The battle for survival
IT often seems to be an uphill struggle for wildlife, for many reasons, as typified by the recent spate of fires – many of them, disgracefully, caused deliberately – right where the tiny population of brown bears fights for survival, in Asturias and Castilla y Leon.
The mammals face enough problems as it is, with climate change a principal one.
Bears are omnivorous, but if deprived of important food sources such as chestnuts, cherries, beech mast and berries, their survival is placed at risk.
There are less than 400 animals in the Cantabrian population, so any losses are difficult to sustain.
Local conservation organisations are involved in various projects to assist the bears.
Next door to Asturias, in Galicia, a project to construct a major system of windfarms is viewed as a serious threat to the population of golden eagles – soaring birds always being in danger from the great blades.
In February 2022, a young Spanish imperial eagle was brought to the hospital de fauna salvaje de Amus, at Villafranca de los Barros, Badajoz, with gunshot wounds, and had various lead shot removed from its body before being released, fully recovered, in July, fitted with a radio transmitter.

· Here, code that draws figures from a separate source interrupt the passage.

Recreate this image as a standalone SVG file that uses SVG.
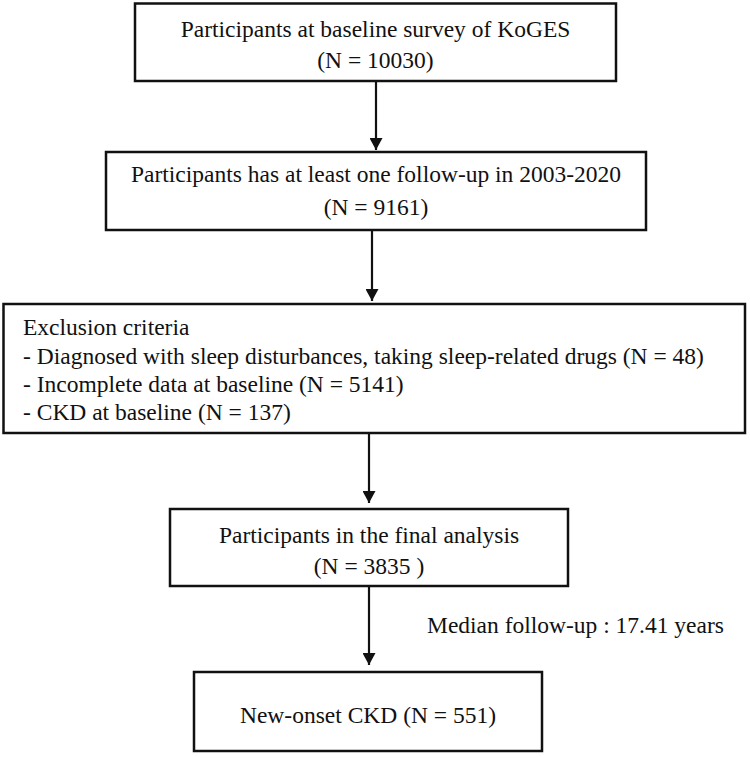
<svg xmlns="http://www.w3.org/2000/svg" width="750" height="758" viewBox="0 0 750 758">
<defs>
<style>
.box{fill:#fff;stroke:#111;stroke-width:2.5}
.t{font-family:"Liberation Serif","Times New Roman",serif;font-size:23.5px;fill:#111}
.c{text-anchor:middle}
.conn{stroke:#111;stroke-width:2.2;fill:none;marker-end:url(#ah)}
</style>
<marker id="ah" markerUnits="userSpaceOnUse" markerWidth="13" markerHeight="13" refX="12" refY="6.5" orient="auto">
<path d="M0,0 L12,6.5 L0,13 z" fill="#111"/>
</marker>
</defs>
<rect width="750" height="758" fill="#fff"/>
<g id="connectors">
<line class="conn" x1="376" y1="81" x2="376" y2="150"/>
<line class="conn" x1="372" y1="230" x2="372" y2="301"/>
<line class="conn" x1="369" y1="433" x2="369" y2="503"/>
<line class="conn" x1="369" y1="586" x2="369" y2="665"/>
</g>
<g id="n1">
<rect class="box" x="135" y="3.5" width="481" height="77.5"/>
<text class="t c" x="375.5" y="37">Participants at baseline survey of KoGES</text>
<text class="t c" x="375.5" y="68">(N = 10030)</text>
</g>
<g id="n2">
<rect class="box" x="106" y="152" width="540" height="78"/>
<text class="t c" x="376" y="182">Participants has at least one follow-up in 2003-2020</text>
<text class="t c" x="376" y="215">(N = 9161)</text>
</g>
<g id="n3">
<rect class="box" x="3.5" y="304" width="741.5" height="129"/>
<text class="t" x="23" y="335">Exclusion criteria</text>
<text class="t" x="23" y="364">- Diagnosed with sleep disturbances, taking sleep-related drugs (N = 48)</text>
<text class="t" x="23" y="392">- Incomplete data at baseline (N = 5141)</text>
<text class="t" x="23" y="420">- CKD at baseline (N = 137)</text>
</g>
<g id="n4">
<rect class="box" x="170" y="509" width="398" height="77"/>
<text class="t c" x="369" y="543">Participants in the final analysis</text>
<text class="t c" x="369" y="574">(N = 3835 )</text>
</g>
<g id="label">
<text class="t" x="427" y="633">Median follow-up : 17.41 years</text>
</g>
<g id="n5">
<rect class="box" x="194" y="672" width="348" height="79"/>
<text class="t c" x="368" y="723">New-onset CKD (N = 551)</text>
</g>
</svg>
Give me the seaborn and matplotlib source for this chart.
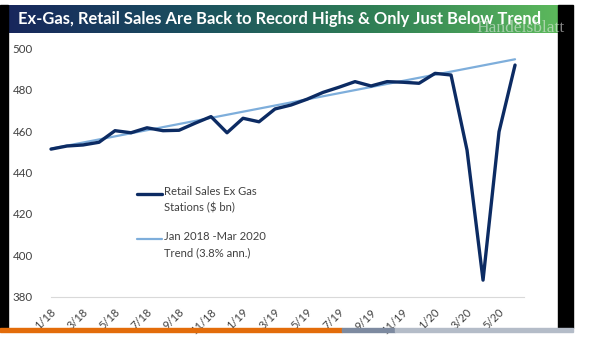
import numpy as np
import pandas as pd
import matplotlib
matplotlib.use("Agg")
import matplotlib.pyplot as plt
import matplotlib.transforms as mtransforms
from matplotlib.colors import LinearSegmentedColormap
from matplotlib.lines import Line2D
from matplotlib.patches import Rectangle
import seaborn as sns

# ---------------- data ----------------
month_labels = ["1/18", "2/18", "3/18", "4/18", "5/18", "6/18", "7/18", "8/18", "9/18", "10/18",
                "11/18", "12/18", "1/19", "2/19", "3/19", "4/19", "5/19", "6/19", "7/19", "8/19",
                "9/19", "10/19", "11/19", "12/19", "1/20", "2/20", "3/20", "4/20", "5/20", "6/20"]
retail_sales = [451.3, 452.8, 453.3, 454.6, 460.2, 459.2, 461.6, 460.2, 460.4, 463.8,
                467.0, 459.2, 466.2, 464.5, 470.7, 472.6, 475.4, 478.7, 481.2, 483.9,
                481.8, 483.9, 483.6, 483.1, 487.9, 487.1, 450.8, 388.0, 459.7, 491.9]
trend_months = ["1/18", "6/20"]
trend_values = [451.5, 494.7]
tick_labels = ["1/18", "3/18", "5/18", "7/18", "9/18", "11/18", "1/19", "3/19",
               "5/19", "7/19", "9/19", "11/19", "1/20", "3/20", "5/20"]
yticks = [380, 400, 420, 440, 460, 480, 500]

title = "Ex-Gas, Retail Sales Are Back to Record Highs & Only Just Below Trend"
legend_retail = "Retail Sales Ex Gas\nStations ($ bn)"
legend_trend = "Jan 2018 -Mar 2020\nTrend (3.8% ann.)"

pos = {m: i for i, m in enumerate(month_labels)}
df = pd.DataFrame({"x": [pos[m] for m in month_labels], "value": retail_sales})
dft = pd.DataFrame({"x": [pos[m] for m in trend_months], "value": trend_values})

# ---------------- style ----------------
sns.set_theme(style="white")
plt.rcParams["font.family"] = ["Lato", "DejaVu Sans"]

W, H = 590, 338
fig = plt.figure(figsize=(W / 100, H / 100), dpi=100)
fig.patch.set_facecolor("white")

def fx(px):
    return px / W

def fy(py):
    return 1 - py / H

# main axes
ax = fig.add_axes([fx(51), fy(296.7), fx(524) - fx(51), fy(48.3) - fy(296.7)])
ax.set_facecolor("white")

navy = "#0c2b63"
lightblue = "#7eaedb"

sns.lineplot(data=dft, x="x", y="value", ax=ax, color=lightblue, linewidth=1.6, clip_on=False)
sns.lineplot(data=df, x="x", y="value", ax=ax, color=navy, linewidth=2.4, clip_on=False)

ax.set_xlim(0, 29.56)
ax.set_ylim(380, 500)
ax.set_xlabel("")
ax.set_ylabel("")

for s in ["top", "right", "left"]:
    ax.spines[s].set_visible(False)
ax.spines["bottom"].set_color("#d9d9d9")
ax.spines["bottom"].set_linewidth(0.8)

ax.set_yticks(yticks)
ax.set_yticklabels([str(v) for v in yticks])
ax.tick_params(axis="y", length=0, pad=13, labelsize=8.3, labelcolor="#404040")

tick_pos = [pos[t] for t in tick_labels]
ax.set_xticks(tick_pos)
ax.set_xticklabels(tick_labels, rotation=45, ha="right", va="center", rotation_mode="anchor")
ax.tick_params(axis="x", length=3, width=0.8, color="#d9d9d9", direction="out",
               pad=7, labelsize=8, labelcolor="#404040")
offset = mtransforms.ScaledTranslation(3 / 100, 0, fig.dpi_scale_trans)
for lab in ax.get_xticklabels():
    lab.set_transform(lab.get_transform() + offset)

# manual legend (handle aligned with first text line, as in the original)
leg_items = [(legend_retail, navy, 2.4, 194), (legend_trend, lightblue, 1.6, 239)]
for text, col, lw, py in leg_items:
    fig.add_artist(Line2D([fx(137), fx(162)], [fy(py), fy(py)], color=col, lw=lw))
    fig.text(fx(164), fy(py - 8), text, fontsize=8.1, color="#404040",
             ha="left", va="top", linespacing=1.55)

# title banner with gradient
bax = fig.add_axes([fx(8), fy(33), fx(558) - fx(8), fy(5) - fy(33)])
cmap = LinearSegmentedColormap.from_list("banner", ["#17275c", "#1b4f5f", "#2f7f55", "#5cb85c"])
bax.imshow(np.linspace(0, 1, 256).reshape(1, -1), aspect="auto", cmap=cmap,
           extent=[0, 1, 0, 1])
bax.set_axis_off()
bax.text(0.019, 0.5, title, color="white", fontsize=11.9, fontweight="bold",
         ha="left", va="center", transform=bax.transAxes)
fig.text(fx(521), fy(28), "Handelsblatt", family=["Liberation Serif", "DejaVu Serif"],
         fontsize=12.5, color="#f0f0f0", alpha=0.55, ha="center", va="center")

# black side strips and bottom progress bar (screenshot frame)
fig.add_artist(Rectangle((0, fy(328)), fx(8), fy(5) - fy(328), color="black",
                         transform=fig.transFigure))
fig.add_artist(Rectangle((fx(558), fy(328)), fx(573) - fx(558), fy(5) - fy(328),
                         color="black", transform=fig.transFigure))
fig.add_artist(Rectangle((0, fy(332)), fx(342), fy(328) - fy(332), color="#e36c0a",
                         transform=fig.transFigure, zorder=5))
fig.add_artist(Rectangle((fx(342), fy(332)), fx(395) - fx(342), fy(328) - fy(332),
                         color="#7d8aa0", transform=fig.transFigure, zorder=5))
fig.add_artist(Rectangle((fx(395), fy(332)), fx(573) - fx(395), fy(328) - fy(332),
                         color="#b4bcc8", transform=fig.transFigure, zorder=5))

fig.savefig("out.png", dpi=100)
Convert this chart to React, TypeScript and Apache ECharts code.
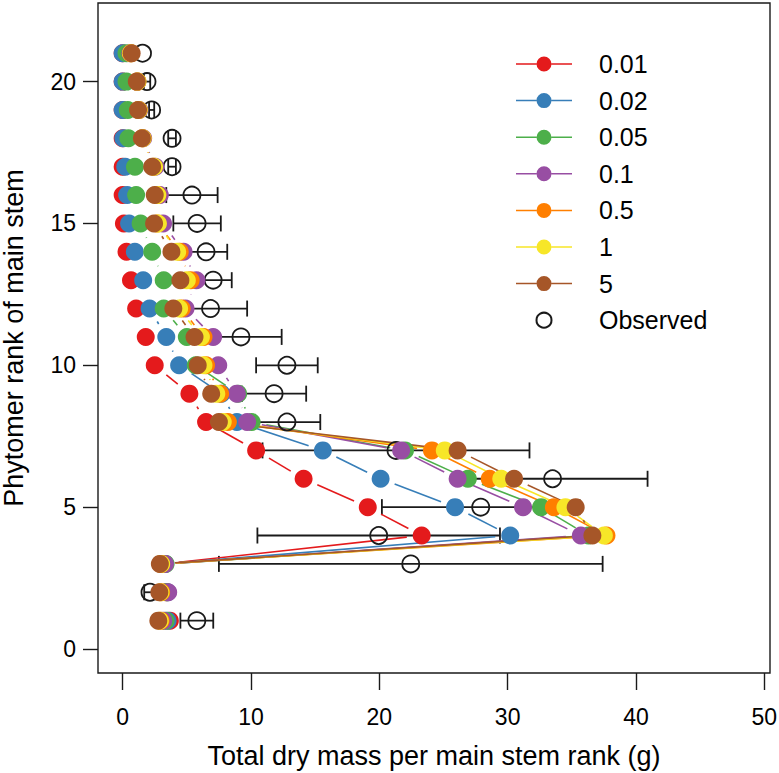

During the following winter transmission failed, and the bird was found dead from electrocution – another victim of the vast network of cables and pylons covering the country.
Now a little history: Spain was the last country to have banned the hunting of the world’s largest animal, the blue whale – that was more than forty years ago – and the population of the giant mammal is now reported to be slowly increasing, so that hopefully it will regain its original status, and become a more regular sight off our shores.
The conservation organisation ANSE is opposing a scheme in the region of Murcia to construct a ‘campingresort’ – which it regards as a ‘cover-up’ for an urbanisation, on the coast near Águilas, where few areas of unspoiled coast still remain.